Why Good Leads Go Cold When No One Owns the Next Step

The lead looked promising, then nobody moved it forward

A new lead comes in with real interest. They ask a clear question, request a quote, or say they want to talk next week. Everyone on the team agrees it is worth following up.

Then the day gets busy.

One person thinks someone else replied. Another person remembers the lead but does not know the next step. The lead is not ignored on purpose. It goes cold because no one owns the next action.

That is different from a weak lead. A good lead can still disappear when ownership is unclear.

Make the next step visible

The most important question is not only “Who is the lead?”

It is:

“Who owns the next step?”

A small team can lose time when the answer is only implied. The next step should be visible in the same place the team checks customer work.

A useful lead record should show:

  • lead name
  • owner
  • next action
  • due date
  • current status
  • last contact note
  • handoff note, if another person is involved

This does not require a complicated CRM system. It requires one shared place where the team can see who is responsible.

Separate interest from ownership

A lead may show interest, but interest alone does not create follow-through.

For example:

  • lead asked for pricing
  • lead requested a call
  • lead replied to a proposal
  • lead said “check back next week”
  • lead needs one detail before deciding

Each of those situations needs an owner.

Without an owner, the lead can sit in a shared inbox, a spreadsheet, a note, or a memory. Everyone may assume it is being handled, while no one has actually taken the next step.

Use a short owner note

An owner note should be plain.

Example only:

Owner: Jamie Next action: send follow-up question about project date Due date: Thursday Status: waiting for next step Handoff note: customer asked about weekend availability

That note is more useful than:

“Good lead. Follow up later.”

The note should tell the next person what to do without rereading the whole thread.

Add a due date that is easy to review

The due date should be connected to a review routine.

A date that sits hidden in one person’s calendar may not help the team. A date that appears in a shared list is easier to check.

The team can review:

  • leads due today
  • leads due this week
  • leads with no owner
  • leads with no next action
  • leads waiting on internal information

The goal is not to pressure every lead. The goal is to keep clear opportunities from disappearing because the next step was never assigned.

Handle handoffs before they happen

Good leads often go cold during handoff moments.

Examples:

  • one person takes the first call
  • another person prepares the quote
  • a third person knows the schedule
  • the owner is out for the day
  • the lead moves from sales to service

A handoff note should say what the next person needs to know.

Keep it short:

  • what the lead wants
  • what was already said
  • what is missing
  • who should act next
  • when to check back

A handoff note is not a full history. It is a bridge to the next action.

Review owner gaps daily

A small daily review can catch leads with missing ownership.

Look for:

  • leads with interest but no owner
  • leads with owner but no next action
  • leads with next action but no due date
  • leads waiting on someone inside the business
  • leads that have not moved since the last review

This review can be short.
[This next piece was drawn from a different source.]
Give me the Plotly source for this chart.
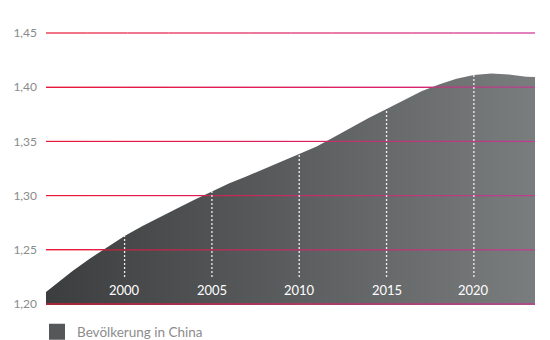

Even five minutes can show which leads are stuck because the next step is unclear.

Keep it out of sales pressure

This system should not turn every lead into aggressive follow-up.

Some leads are not ready. Some need time. Some may not be a fit.

The point is not to chase harder. The point is to avoid losing a lead simply because nobody owned the next action.

The simple next-step rule

A good lead should not depend on memory.

Give every active lead an owner, a next action, a due date, and a short handoff note when needed. If no one owns the next step, the lead can go cold even when the customer was interested.